## Start

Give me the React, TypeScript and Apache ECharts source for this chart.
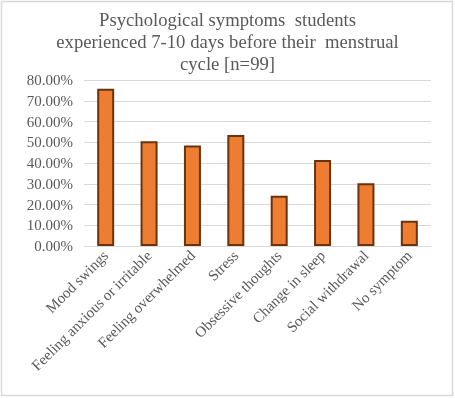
import React, { useEffect, useRef } from "react";
import * as echarts from "echarts";

const titleText = "Psychological symptoms  students\nexperienced 7-10 days before their  menstrual\ncycle [n=99]";
const categories = [
  "Mood swings",
  "Feeling anxious or irritable",
  "Feeling overwhelmed",
  "Stress",
  "Obsessive thoughts",
  "Change in sleep",
  "Social withdrawal",
  "No symptom",
];
const values = [75.76, 50.51, 48.48, 53.54, 24.24, 41.41, 30.3, 12.12];

export default function App() {
  const ref = useRef<HTMLDivElement>(null);
  useEffect(() => {
    const chart = echarts.init(ref.current!, undefined, { renderer: "svg" });
    chart.setOption({
      animation: false,
      textStyle: { fontFamily: "Times New Roman" },
      graphic: [
        {
          type: "rect",
          shape: { x: 1.5, y: 1.5, width: 451, height: 394 },
          style: { fill: "none", stroke: "#d9d9d9", lineWidth: 1.5 },
          silent: true,
        },
      ],
      title: {
        text: titleText,
        left: "center",
        top: 3,
        textStyle: {
          fontFamily: "Times New Roman",
          fontSize: 18.7,
          fontWeight: "normal",
          color: "#595959",
          lineHeight: 22,
        },
      },
      grid: { left: 84, right: 24, top: 80, bottom: 152, containLabel: false },
      xAxis: {
        type: "category",
        data: categories,
        axisLine: { lineStyle: { color: "#d9d9d9", width: 1 } },
        axisTick: { show: false },
        axisLabel: {
          rotate: 45,
          interval: 0,
          margin: 7,
          fontFamily: "Times New Roman",
          fontSize: 15,
          color: "#595959",
        },
      },
      yAxis: {
        type: "value",
        min: 0,
        max: 80,
        interval: 10,
        axisLine: { show: false },
        axisTick: { show: false },
        splitLine: { lineStyle: { color: "#d9d9d9", width: 1 } },
        axisLabel: {
          formatter: (v: number) => v.toFixed(2) + "%",
          fontFamily: "Times New Roman",
          fontSize: 15,
          color: "#595959",
          margin: 11,
        },
      },
      series: [
        {
          type: "bar",
          data: values,
          barWidth: 17,
          itemStyle: { color: "#ED7D31", borderColor: "#6B320E", borderWidth: 2 },
        },
      ],
    });
    return () => chart.dispose();
  }, []);
  return (
    <div
      ref={ref}
      style={{ position: "fixed", left: 0, top: 0, width: 455, height: 398 }}
    />
  );
}
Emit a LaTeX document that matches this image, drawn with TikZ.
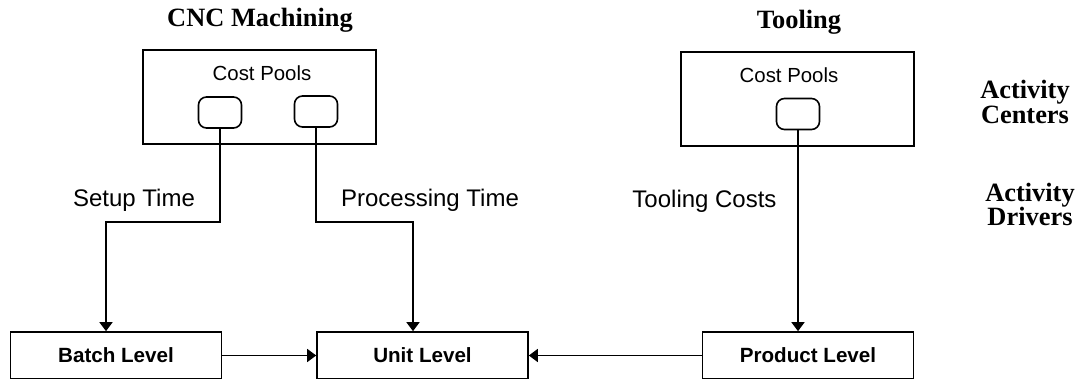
\documentclass[tikz,border=0pt]{standalone}
\usepackage{fontspec}
\setmainfont{Liberation Serif}
\setsansfont{Liberation Sans}
\usetikzlibrary{arrows.meta}

\begin{document}
\begin{tikzpicture}[x=0.5pt,y=-0.5pt,line width=0.8pt,
    >={Triangle[width=6.5pt,length=4.5pt]},
    centerbox/.style={draw,minimum width=116.5pt,minimum height=47pt,inner sep=0pt},
    poolbox/.style={draw,rounded corners=4pt,minimum width=21.5pt,minimum height=15.5pt,inner sep=0pt},
    levelbox/.style={draw,minimum width=105.5pt,minimum height=23.5pt,inner sep=0pt,
        font=\sffamily\bfseries\fontsize{10.3}{12}\selectfont},
    poollabel/.style={font=\sffamily\fontsize{10.2}{12}\selectfont,inner sep=0pt},
    drvlabel/.style={font=\sffamily\fontsize{12}{14}\selectfont,anchor=base,inner sep=0pt},
    headlabel/.style={font=\bfseries\fontsize{13.2}{12.3}\selectfont,align=center,inner sep=0pt}]

\useasboundingbox (0,0) rectangle (1083,379);

% activity centers
\node[headlabel,anchor=base] (cnctitle) at (260,27) {CNC Machining};
\node[headlabel,anchor=base] (tooltitle) at (799,29) {Tooling};

\node[centerbox] (cnc) at (259.5,97) {};
\node[centerbox] (tool) at (797.5,99) {};

\node[poollabel] (cnccost) at (262,73) {Cost Pools};
\node[poollabel] (toolcost) at (789,75) {Cost Pools};

\node[poolbox] (setup) at (220,112.5) {};
\node[poolbox] (proc) at (316,111.5) {};
\node[poolbox] (tpool) at (798,114) {};

\node[headlabel] (centers) at (1025,102) {Activity\\Centers};
\node[headlabel] (drivers) at (1030,204.5) {Activity\\Drivers};

% activity drivers
\node[drvlabel] (setuptime) at (134,207) {Setup Time};
\node[drvlabel] (proctime) at (430,207) {Processing Time};
\node[drvlabel] (toolcosts) at (704.5,208) {Tooling Costs};

% cost objects
\node[levelbox] (batch) at (116,355.5) {Batch Level};
\node[levelbox] (unit) at (422.5,355.5) {Unit Level};
\node[levelbox] (product) at (808,355.5) {Product Level};

\coordinate (sbend) at (106,222);
\coordinate (pbend) at (413,222);

\draw[->] (setup.south) |- (sbend) -- (sbend |- batch.north);
\draw[->] (proc.south) |- (pbend) -- (pbend |- unit.north);
\draw[->] (tpool.south) -- (tpool.south |- product.north);

\draw[->] (batch) -- (unit);
\draw[->] (product) -- (unit);

\end{tikzpicture}
\end{document}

## End

:: Description of the task ::
Copy out each line word for word, please, skipping the images.

:: Exercise response ::
Give me the React, TypeScript and Apache ECharts source for this chart.
import React, { useEffect, useRef } from "react";
import * as echarts from "echarts";

const titleText = "Psychological symptoms  students\nexperienced 7-10 days before their  menstrual\ncycle [n=99]";
const categories = [
  "Mood swings",
  "Feeling anxious or irritable",
  "Feeling overwhelmed",
  "Stress",
  "Obsessive thoughts",
  "Change in sleep",
  "Social withdrawal",
  "No symptom",
];
const values = [75.76, 50.51, 48.48, 53.54, 24.24, 41.41, 30.3, 12.12];

export default function App() {
  const ref = useRef<HTMLDivElement>(null);
  useEffect(() => {
    const chart = echarts.init(ref.current!, undefined, { renderer: "svg" });
    chart.setOption({
      animation: false,
      textStyle: { fontFamily: "Times New Roman" },
      graphic: [
        {
          type: "rect",
          shape: { x: 1.5, y: 1.5, width: 451, height: 394 },
          style: { fill: "none", stroke: "#d9d9d9", lineWidth: 1.5 },
          silent: true,
        },
      ],
      title: {
        text: titleText,
        left: "center",
        top: 3,
        textStyle: {
          fontFamily: "Times New Roman",
          fontSize: 18.7,
          fontWeight: "normal",
          color: "#595959",
          lineHeight: 22,
        },
      },
      grid: { left: 84, right: 24, top: 80, bottom: 152, containLabel: false },
      xAxis: {
        type: "category",
        data: categories,
        axisLine: { lineStyle: { color: "#d9d9d9", width: 1 } },
        axisTick: { show: false },
        axisLabel: {
          rotate: 45,
          interval: 0,
          margin: 7,
          fontFamily: "Times New Roman",
          fontSize: 15,
          color: "#595959",
        },
      },
      yAxis: {
        type: "value",
        min: 0,
        max: 80,
        interval: 10,
        axisLine: { show: false },
        axisTick: { show: false },
        splitLine: { lineStyle: { color: "#d9d9d9", width: 1 } },
        axisLabel: {
          formatter: (v: number) => v.toFixed(2) + "%",
          fontFamily: "Times New Roman",
          fontSize: 15,
          color: "#595959",
          margin: 11,
        },
      },
      series: [
        {
          type: "bar",
          data: values,
          barWidth: 17,
          itemStyle: { color: "#ED7D31", borderColor: "#6B320E", borderWidth: 2 },
        },
      ],
    });
    return () => chart.dispose();
  }, []);
  return (
    <div
      ref={ref}
      style={{ position: "fixed", left: 0, top: 0, width: 455, height: 398 }}
    />
  );
}
Emit a LaTeX document that matches this image, drawn with TikZ.
\documentclass[tikz,border=0pt]{standalone}
\usepackage{fontspec}
\setmainfont{Liberation Serif}
\setsansfont{Liberation Sans}
\usetikzlibrary{arrows.meta}

\begin{document}
\begin{tikzpicture}[x=0.5pt,y=-0.5pt,line width=0.8pt,
    >={Triangle[width=6.5pt,length=4.5pt]},
    centerbox/.style={draw,minimum width=116.5pt,minimum height=47pt,inner sep=0pt},
    poolbox/.style={draw,rounded corners=4pt,minimum width=21.5pt,minimum height=15.5pt,inner sep=0pt},
    levelbox/.style={draw,minimum width=105.5pt,minimum height=23.5pt,inner sep=0pt,
        font=\sffamily\bfseries\fontsize{10.3}{12}\selectfont},
    poollabel/.style={font=\sffamily\fontsize{10.2}{12}\selectfont,inner sep=0pt},
    drvlabel/.style={font=\sffamily\fontsize{12}{14}\selectfont,anchor=base,inner sep=0pt},
    headlabel/.style={font=\bfseries\fontsize{13.2}{12.3}\selectfont,align=center,inner sep=0pt}]

\useasboundingbox (0,0) rectangle (1083,379);

% activity centers
\node[headlabel,anchor=base] (cnctitle) at (260,27) {CNC Machining};
\node[headlabel,anchor=base] (tooltitle) at (799,29) {Tooling};

\node[centerbox] (cnc) at (259.5,97) {};
\node[centerbox] (tool) at (797.5,99) {};

\node[poollabel] (cnccost) at (262,73) {Cost Pools};
\node[poollabel] (toolcost) at (789,75) {Cost Pools};

\node[poolbox] (setup) at (220,112.5) {};
\node[poolbox] (proc) at (316,111.5) {};
\node[poolbox] (tpool) at (798,114) {};

\node[headlabel] (centers) at (1025,102) {Activity\\Centers};
\node[headlabel] (drivers) at (1030,204.5) {Activity\\Drivers};

% activity drivers
\node[drvlabel] (setuptime) at (134,207) {Setup Time};
\node[drvlabel] (proctime) at (430,207) {Processing Time};
\node[drvlabel] (toolcosts) at (704.5,208) {Tooling Costs};

% cost objects
\node[levelbox] (batch) at (116,355.5) {Batch Level};
\node[levelbox] (unit) at (422.5,355.5) {Unit Level};
\node[levelbox] (product) at (808,355.5) {Product Level};

\coordinate (sbend) at (106,222);
\coordinate (pbend) at (413,222);

\draw[->] (setup.south) |- (sbend) -- (sbend |- batch.north);
\draw[->] (proc.south) |- (pbend) -- (pbend |- unit.north);
\draw[->] (tpool.south) -- (tpool.south |- product.north);

\draw[->] (batch) -- (unit);
\draw[->] (product) -- (unit);

\end{tikzpicture}
\end{document}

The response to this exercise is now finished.